I was talking to my Senegalese friend Fred about the recent Presidential elections in his country and which he was decrying as fixed (outgoing president Abdoulaye Wade being re-elected). I have to take him on his word for want of any real knowledge about Senegalese politics, but I was impressed by the fact that he was able to vote from Paris, as, presumably tens of thousands of other Senegalese living abroad can too (or at least those that have their foreign residencies regularised). Which is more than I can do from here; once again if I want to vote in May's General Election - assuming it doesn't arrive before then - it will be with the help of Ryanair that I do so, and given that I'm already taking a week off work that month for my brother's wedding in Andalusia, that may not be too feasible.
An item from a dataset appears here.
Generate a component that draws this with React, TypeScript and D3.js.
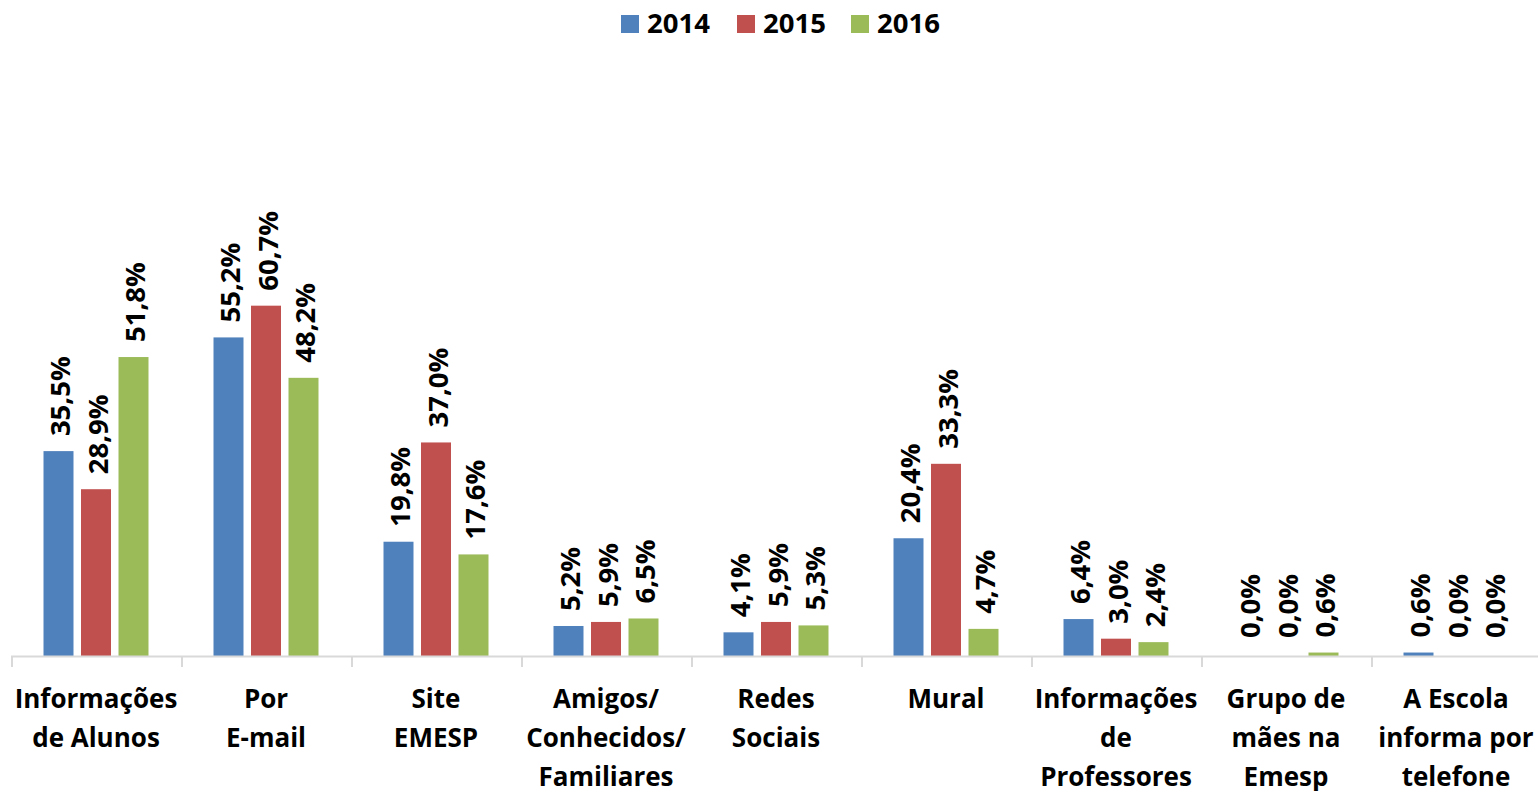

People have been arguing for votes for emigrants for a long time and successive governments, nervous at the prospect of facing a section of the electorate that might have a negative view of the political status quo, have resisted all such calls. Pundits such as the late Jonathan Philibin Bowman used to argue that allowing emigrants the vote would result in large electoral gains for Sinn Féin, which was a specious point of view as most people that emigrated from Ireland in the 1980s were no more inclined to support the Provos than those that were fortunate enough to stay at home. And even if the Shinners did enjoy a certain surge in popularity, get with it; if they were not banned from contesting the elections, people should not have been excluded from voting simply because they might have voted for them. It's called democracy, and pace Dev's infamous line, the People do have the right to do wrong.

Of course, the question of how long one should retain one's right to vote after leaving one's country is a valid one and I myself see a vote in France as possibly more pertinent given that I am unlikely to live in Ireland under the next government, whatever hue it might be. But I cannot do that without taking up French citizenship, which even if I were that bothered about doing (at the moment I don't see the point) I cannot for another three years at least. As we are now living in a Europe where we have the right to work wherever we want, and are taxed accordingly, shouldn't there be a trans-European accord to allow EU citizens living in another member state for, say, a minimum of two years, to vote in more than simply municipal and European elections? The French Communist Party, in its election manifesto, pledges to allow all immigrants, even illegal ones, to vote, though few people are banking on Marie-Georges Buffet inhabiting the Palais de l'Elysée come May. It seems absurd that in an era where Ireland is closer than ever before to the outside world, and Europe in particular, that Irish people living abroad should be stuck in an electoral no-man's land. Serves us right for leaving in the first place, I suppose.